Predictive (in)validity
Pharmaceutical probabilities of success and the selection bias problem
It is common in late stage drug development for pharmaceutical companies to use rigorous quantitative decision making to plan out the different stages of clinical trials and how to evaluate the risk of clinical trial failures. This often goes under the area of assurance or predictive probabilities of success.
The original use-case for assurance was to optimize sample size choices in clinical trials!
Assurance is the unconditional probability that the trial will yield a ‘positive outcome’. A positive outcome usually means a statistically significant result, according to some standard frequentist significance test. The assurance is then the prior expectation of the power, averaged over the prior distribution for the unknown true treatment effect.
We argue that assurance is an important measure of the practical utility of a proposed trial, and indeed that it will often be appropriate to choose the size of the sample (and perhaps other aspects of the design) to achieve a desired assurance, rather than to achieve a desired power conditional on an assumed treatment effect.
O'Hagan, A., Stevens, J.W. and Campbell, M.J. (2005), Assurance in clinical trial design. Pharmaceut. Statist., 4: 187-201. https://doi.org/10.1002/pst.175
Most major pharmaceutical companies like Novartis, GSK, and Roche all have teams who design methodology for assurance, sometimes even for clinical pharmacology and dosing decisions, for trials based on surrogate endpoints. The quality of a biomarker endpoint needs to be substantial to guarantee assurance.
Conditional assurance is a further extension of the original concept.
Conditional assurance is the predicted assurance of a subsequent study, conditional on the success of an initial study and the design prior.
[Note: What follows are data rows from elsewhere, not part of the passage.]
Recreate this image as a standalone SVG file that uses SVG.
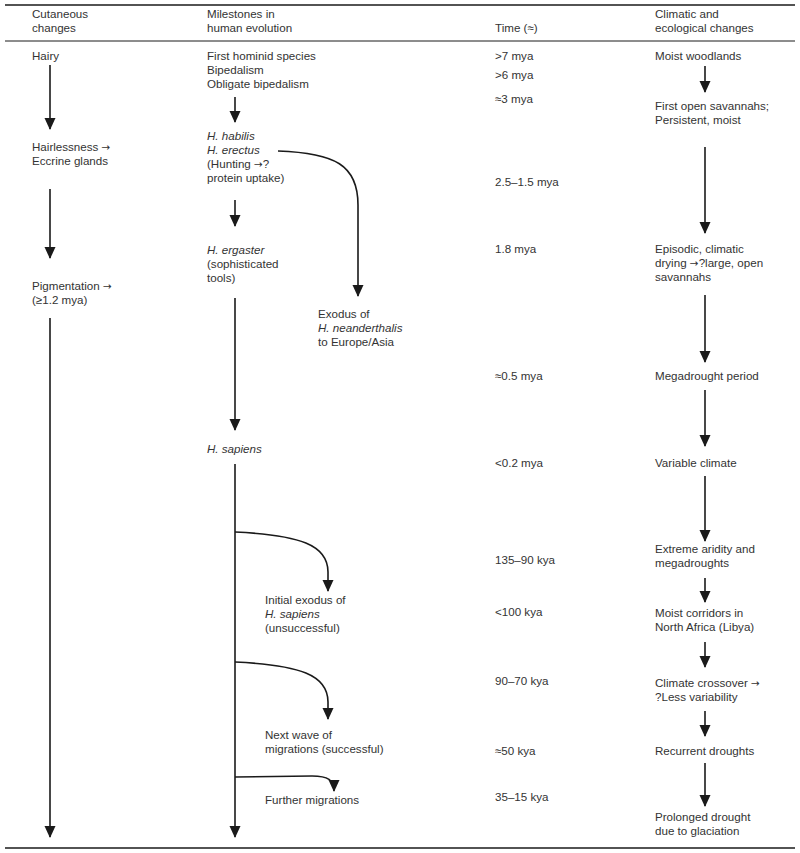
<svg xmlns="http://www.w3.org/2000/svg" width="800" height="853" viewBox="0 0 800 853">
<style>
text{font-family:"Liberation Sans",Arial,sans-serif;font-size:11.6px;fill:#333}
.i{font-style:italic}
.a{font-family:"DejaVu Sans",sans-serif;font-size:10.5px}
.rule{stroke:#1a1a1a;fill:none}
.c{stroke:#1a1a1a;stroke-width:1.6;fill:none;marker-end:url(#ah)}
</style>
<defs>
<marker id="ah" markerUnits="userSpaceOnUse" markerWidth="12" markerHeight="12" viewBox="0 0 12 12" refX="11" refY="6" orient="auto">
<path d="M0,0.5 L12,6 L0,11.5 z" fill="#1a1a1a"/>
</marker>
</defs>
<rect width="800" height="853" fill="#fff"/>
<g id="rules">
<line class="rule" x1="5" y1="5" x2="795" y2="5" stroke-width="1.5"/>
<line class="rule" x1="5" y1="41" x2="795" y2="41" stroke-width="1"/>
<line class="rule" x1="5" y1="848" x2="795" y2="848" stroke-width="1.5"/>
</g>
<g id="header">
<text x="32" y="18">Cutaneous</text><text x="32" y="32">changes</text>
<text x="207" y="18">Milestones in</text><text x="207" y="32">human evolution</text>
<text x="495" y="32">Time (≈)</text>
<text x="655" y="18">Climatic and</text><text x="655" y="32">ecological changes</text>
</g>
<g id="cutaneous">
<g id="hairy"><text x="32" y="60">Hairy</text></g>
<g id="hairlessness"><text x="32" y="151">Hairlessness <tspan class="a">→</tspan></text><text x="32" y="165">Eccrine glands</text></g>
<g id="pigmentation"><text x="32" y="290">Pigmentation <tspan class="a">→</tspan></text><text x="32" y="304">(≥1.2 mya)</text></g>
</g>
<g id="milestones">
<g id="first"><text x="207" y="60">First hominid species</text><text x="207" y="74">Bipedalism</text><text x="207" y="88">Obligate bipedalism</text></g>
<g id="habilis"><text x="207" y="140" class="i">H. habilis</text><text x="207" y="154" class="i">H. erectus</text><text x="207" y="168">(Hunting <tspan class="a">→</tspan>?</text><text x="207" y="182">protein uptake)</text></g>
<g id="ergaster"><text x="207" y="254" class="i">H. ergaster</text><text x="207" y="268">(sophisticated</text><text x="207" y="282">tools)</text></g>
<g id="neanderthalis"><text x="318" y="318">Exodus of</text><text x="318" y="332" class="i">H. neanderthalis</text><text x="318" y="346">to Europe/Asia</text></g>
<g id="sapiens"><text x="207" y="453" class="i">H. sapiens</text></g>
<g id="initial"><text x="265" y="604">Initial exodus of</text><text x="265" y="618" class="i">H. sapiens</text><text x="265" y="632">(unsuccessful)</text></g>
<g id="nextwave"><text x="265" y="739">Next wave of</text><text x="265" y="753">migrations (successful)</text></g>
<g id="further"><text x="265" y="804">Further migrations</text></g>
</g>
<g id="time">
<text x="495" y="60">&gt;7 mya</text>
<text x="495" y="79">&gt;6 mya</text>
<text x="495" y="103">≈3 mya</text>
<text x="495" y="186">2.5–1.5 mya</text>
<text x="495" y="253">1.8 mya</text>
<text x="495" y="380">≈0.5 mya</text>
<text x="495" y="467">&lt;0.2 mya</text>
<text x="495" y="564">135–90 kya</text>
<text x="495" y="616">&lt;100 kya</text>
<text x="495" y="685">90–70 kya</text>
<text x="495" y="755">≈50 kya</text>
<text x="495" y="801">35–15 kya</text>
</g>
<g id="climate">
<g id="c1"><text x="655" y="60">Moist woodlands</text></g>
<g id="c2"><text x="655" y="110">First open savannahs;</text><text x="655" y="124">Persistent, moist</text></g>
<g id="c3"><text x="655" y="253">Episodic, climatic</text><text x="655" y="267">drying <tspan class="a">→</tspan>?large, open</text><text x="655" y="281">savannahs</text></g>
<g id="c4"><text x="655" y="380">Megadrought period</text></g>
<g id="c5"><text x="655" y="467">Variable climate</text></g>
<g id="c6"><text x="655" y="553">Extreme aridity and</text><text x="655" y="567">megadroughts</text></g>
<g id="c7"><text x="655" y="617">Moist corridors in</text><text x="655" y="631">North Africa (Libya)</text></g>
<g id="c8"><text x="655" y="687">Climate crossover <tspan class="a">→</tspan></text><text x="655" y="701">?Less variability</text></g>
<g id="c9"><text x="655" y="755">Recurrent droughts</text></g>
<g id="c10"><text x="655" y="821">Prolonged drought</text><text x="655" y="835">due to glaciation</text></g>
</g>
<g id="connectors">
<path class="c" d="M50,65 V129"/>
<path class="c" d="M50,189 V258"/>
<path class="c" d="M50,318 V837"/>
<path class="c" d="M235,97 V122"/>
<path class="c" d="M235,200 V226"/>
<path class="c" d="M235,298 V430"/>
<path class="c" d="M235,464 V837"/>
<path class="c" d="M278,151 C335,153 358,165 358,205 L358,296"/>
<path class="c" d="M235,532 C300,535 328,545 328,572 L328,591"/>
<path class="c" d="M235,662 C300,665 328,675 328,702 L328,719"/>
<path class="c" d="M235,777 L312,776 C328,776 334,780 334,791"/>
<path class="c" d="M705,66 V92"/>
<path class="c" d="M705,147 V233"/>
<path class="c" d="M705,295 V362"/>
<path class="c" d="M705,390 V446"/>
<path class="c" d="M705,476 V541"/>
<path class="c" d="M705,578 V602"/>
<path class="c" d="M705,642 V667"/>
<path class="c" d="M705,711 V736"/>
<path class="c" d="M705,763 V806"/>
</g>
</svg>
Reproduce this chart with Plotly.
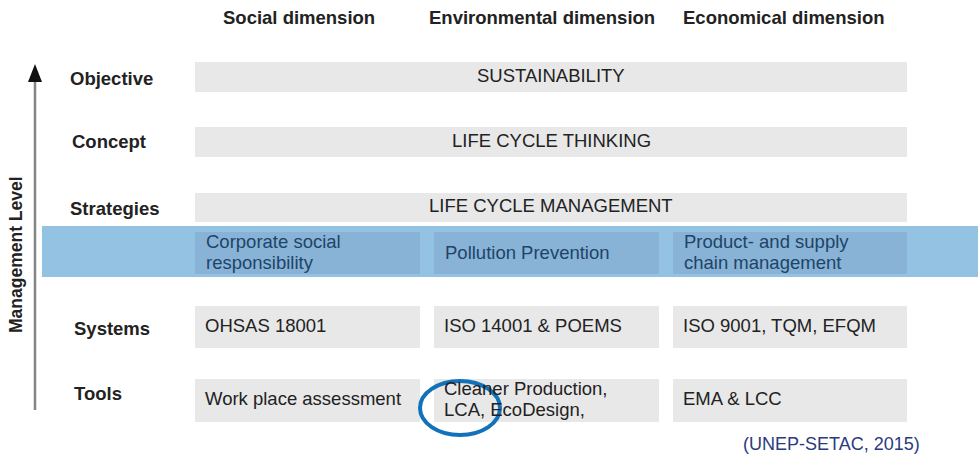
import plotly.graph_objects as go

# ---- data (text content of the diagram) ----
levels = ["Objective", "Concept", "Strategies", "Systems", "Tools"]
dimensions = ["Social dimension", "Environmental dimension", "Economical dimension"]
spanning_cells = ["SUSTAINABILITY", "LIFE CYCLE THINKING", "LIFE CYCLE MANAGEMENT"]
band_cells = ["Corporate social<br>responsibility", "Pollution Prevention",
              "Product- and supply<br>chain management"]
systems_cells = ["OHSAS 18001", "ISO 14001 & POEMS", "ISO 9001, TQM, EFQM"]
tools_cells = ["Work place assessment", "Cleaner Production,<br>LCA, EcoDesign,", "EMA & LCC"]
axis_title = "Management Level"
source_note = "(UNEP-SETAC, 2015)"

# ---- layout geometry (pixel space of a 978x455 canvas) ----
W, H = 978, 455
FONT = "Arial, Liberation Sans, sans-serif"
col_x = [(195, 420), (434, 659), (673, 907)]
header_cx = [299, 542, 784]
full_rows_y = [(62, 92), (127, 157), (193, 222)]
band_y = (226, 277)
band_inner_y = (232, 274)
systems_y = (306, 348)
tools_y = (379, 422)
label_pos = [(68, 78), (70, 141), (68, 208), (72, 328), (72, 393)]
LINE_GAP = 21

GRAY = "#E8E8E8"
TXT = "#222222"

shapes = []
ann = []

def rect(x0, y0, x1, y1, color):
    shapes.append(dict(type="rect", xref="x", yref="y", x0=x0, x1=x1, y0=y0, y1=y1,
                       fillcolor=color, line=dict(width=0), layer="below"))

def text(x, y, s, size=18.5, color=TXT, bold=False, xanchor="left", family=FONT, **kw):
    lines = s.split("<br>")
    n = len(lines)
    for i, ln in enumerate(lines):
        yy = y + (i - (n - 1) / 2) * LINE_GAP
        ann.append(dict(x=x, y=yy, xref="x", yref="y", text=(f"<b>{ln}</b>" if bold else ln),
                        showarrow=False, xanchor=xanchor, yanchor="middle", align="left",
                        font=dict(family=family, size=size, color=color), **kw))

# headers
for cx, h in zip(header_cx, dimensions):
    text(cx, 17, h, bold=True, xanchor="center")

# row labels
for (lx, ly), lab in zip(label_pos, levels):
    text(lx, ly, lab, bold=True)

# spanning rows
for (y0, y1), s in zip(full_rows_y, spanning_cells):
    rect(col_x[0][0], y0, col_x[2][1], y1, GRAY)
    text((col_x[0][0] + col_x[2][1]) / 2, (y0 + y1) / 2 - 2, s, xanchor="center")

# blue highlighted band
rect(42, band_y[0], W, band_y[1], "#94C2E2")
for (x0, x1), s in zip(col_x, band_cells):
    rect(x0, band_inner_y[0], x1, band_inner_y[1], "#88B3D6")
    text(x0 + 9, (band_inner_y[0] + band_inner_y[1]) / 2 - 1, s, color="#204468")

# systems and tools rows
for (yy, cells) in [(systems_y, systems_cells), (tools_y, tools_cells)]:
    for (x0, x1), s in zip(col_x, cells):
        rect(x0, yy[0], x1, yy[1], GRAY)
        text(x0 + 8, (yy[0] + yy[1]) / 2 - 2, s)

# vertical arrow + title
shapes.append(dict(type="line", xref="x", yref="y", x0=35, x1=35, y0=410, y1=80,
                   line=dict(color="#858585", width=2.5)))
shapes.append(dict(type="path", xref="x", yref="y", path="M 28 82 L 42 82 L 35 64 Z",
                   fillcolor="#111111", line=dict(width=0)))
text(16, 255, axis_title, size=17.5, bold=True, xanchor="center", textangle=-90)

# highlight ellipse
shapes.append(dict(type="circle", xref="x", yref="y", x0=420, x1=500, y0=381, y1=435,
                   line=dict(color="#1172BA", width=4), fillcolor="rgba(0,0,0,0)"))

# source note
text(922, 444, source_note, size=18, color="#2B3A80", xanchor="right")

fig = go.Figure()
fig.update_layout(
    width=W, height=H, margin=dict(l=0, r=0, t=0, b=0),
    paper_bgcolor="white", plot_bgcolor="white",
    xaxis=dict(range=[0, W], visible=False, fixedrange=True),
    yaxis=dict(range=[H, 0], visible=False, fixedrange=True),
    shapes=shapes, annotations=ann, showlegend=False,
)
fig.write_html("out.html", config={"displayModeBar": False},
               post_script="document.body.style.margin='0';document.body.style.overflow='hidden';")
But what about analogous probabilistic forecasting for earlier stages of drug development? Scannell et. al (2022) point out that the lack of predictive validity of high throughput screening tools and translational models are in-part responsible for the inefficiency of biopharma R&D. One might think that simply correlating the outcomes of a translational model with binary outcomes like drug approvals/failures would provide a good assessment of the predictive validity of translational models. But this is mistaken for a few conceptual reasons
Clinical trial failures have a file-drawer problem, thus we don’t have an unbiased estimate of even historical successes/failures of some category of molecules-indication combinations. Forget forecasting, we don’t have an unbiased prediction error of historical drug development. One major but not only component of the file-drawer here is right censoring.
Right censoring problem: The sequential nature of drug development implies a sequential drop off in the number of drugs tested from phase 1 → phase 2 → phase 3 trials. Thus we we don’t get to assess the future clinical validity of all assays of therapeutic potency, toxicity, DMPK, disease models, putative surrogate endpoints and so on without severe omission biases.
Underspecification of success: Defining what constitutes success is a huge outcome and metric-hacking problem. There is a reason so much time and resources are dedicated to choosing endpoints in clinical trials, so that evaluations cannot be gamed. Similarly, choosing what constitutes success for pharmaceutical forecasting at every stage of drug development is subject to external pressures.
One solution to resolving the omission bias problem is to move away from using binary measures of success such as drug approval/failure to using actual individual participant data from clinical trials which has much richer sources of variation to assess the clinical validity of in-vitro/in-silico/in-vivo models and assays. This was the basis of the program idea I developed last year during my time as a BRAINS Fellow with SpecTech, also on featured on Essential Technology’s Gap Map database. But there are even more important reasons to use individual patient-level data to evaluate translational forecasts — to reduce the risk of surrogate paradoxes and other clinical trial failures that amount to getting the therapeutic benefit-adverse effect tradeoff wrong.
In principle, a translational analogs of clinical assurance for every tool and model used for drug development would be the principled approach to keeping track of their effectiveness. AI in drug development is not merely about evaluating therapeutic candidates during hit and lead optimization, but also useful to severely test the translational and clinical validity of drug development tools — all in-vitro, in-silico, in-vivo tools individually and jointly for their capacity to generate clinically valid forecasts. Even without raw preclinical and clinical trial datasets, however, there are a multitude of clever approaches to mitigating the biases from the sequential nature of clinical development.